Managing the Munchkins

Using classroom management strategies to teach kids of all ages to identify and manage their emotions.


In my opinion, classroom management is one of the most difficult parts of teaching. As I explained in my Classroom Management 101 post, you’re throwing together 20 or more little bodies, with 20 or more different family backgrounds, beliefs, and parenting strategies. Disagreements are bound to arise!

Add to that the fact that the prefrontal cortex does not fully develop until early adulthood, and you have a room of tiny humans that do not fully understand their emotions yet or how to regulate them. That’s where classroom management comes in!

But classroom management is so much more than children listening to you and completing their assignments like little robots. Classroom management also includes teaching children how to identify their emotions, communicate them, and find positive ways to release them.



First of all, regardless of age, all emotions are valid! That being said, children in primary, especially kindergarten, are still working to identify basic emotions. They will often go for what I call “The Big Three”: mad, sad, happy. While I allow those three toward the beginning of the school year, I eventually require even my kindergarteners to choose a different, more specific word.

A great way to help young children identify emotions is through read-alouds! Books like “How Are You Peeling?” by Saxton Freymann and Joost Elffers, “The Feelings Book” by Todd Parr, and “B is for Breathe” by Dr. Melissa Munro Boyd can be a great starting point for class discussions on emotions and how we deal with them!

When I taught kindergarten, I used to read the “Peeling” book each year during the first couple weeks of school. When we were done reading, we would play “What am I Peeling?” I would make a face and whoever guessed the emotion on my face got to be “it” next and make a new face for his or her classmates to guess!

Once primary students begin to identify emotions other than mad, they also begin to make connections to better ways of dealing with those emotions. Rather than punching someone for annoying them, the child starts to figure out that it makes more sense to tell their classmate to stop or to tell the teacher.




Older children in my experience tend to struggle a bit less than their younger peers with identifying and handling their emotions, but they still need reminders. Again, I teach my children that all emotions are valid. It’s how they handle their emotions that makes the difference.

By the time students reach late elementary school, they should be able to identify a larger variety of emotions. At the Title 1 school I work in, I don’t tend to see as much “hands-on” behaviors in intermediate as I do unkind words. In these cases, my personal favorite way to help the kiddos talk through their feelings is to use emojis!

In my intermediate Cool Down Spot, I have items such as noise blocking headphones, fidget items, and crayons. At the beginning of each school year, I identify the cool down spot for my class. I show them each of the fidget items, and how to use them. I make it very clear that this is not a play area or an area to get out of doing work.
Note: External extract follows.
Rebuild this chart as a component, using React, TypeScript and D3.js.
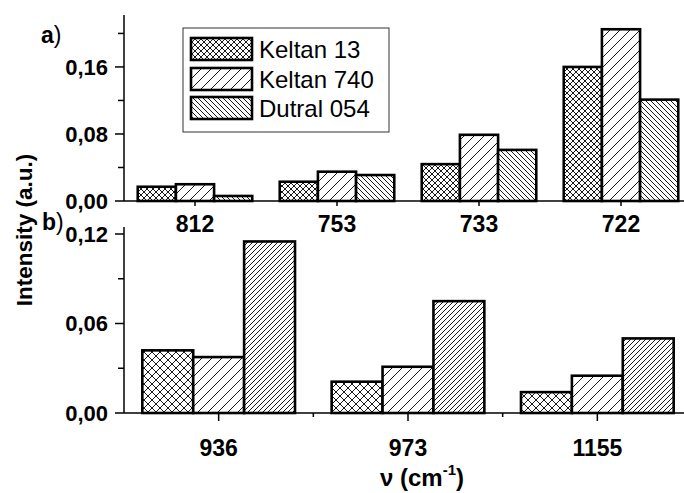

In order to enforce this, I tell the children that they are allowed to visit at any time they like, but they must write me an “I Am Feeling” paper. On this paper, they draw the emoji that best matches their emotion. Then, they have to write me a sentence or two telling me why they feel this way. After showing me their completed paper, we discuss what happened and better ways to handle their emotions if we need to.

These papers are also FABULOUS for data tracking! It’s always better when a parent comes in for a conference to show the parent their child’s emotions in their own writing.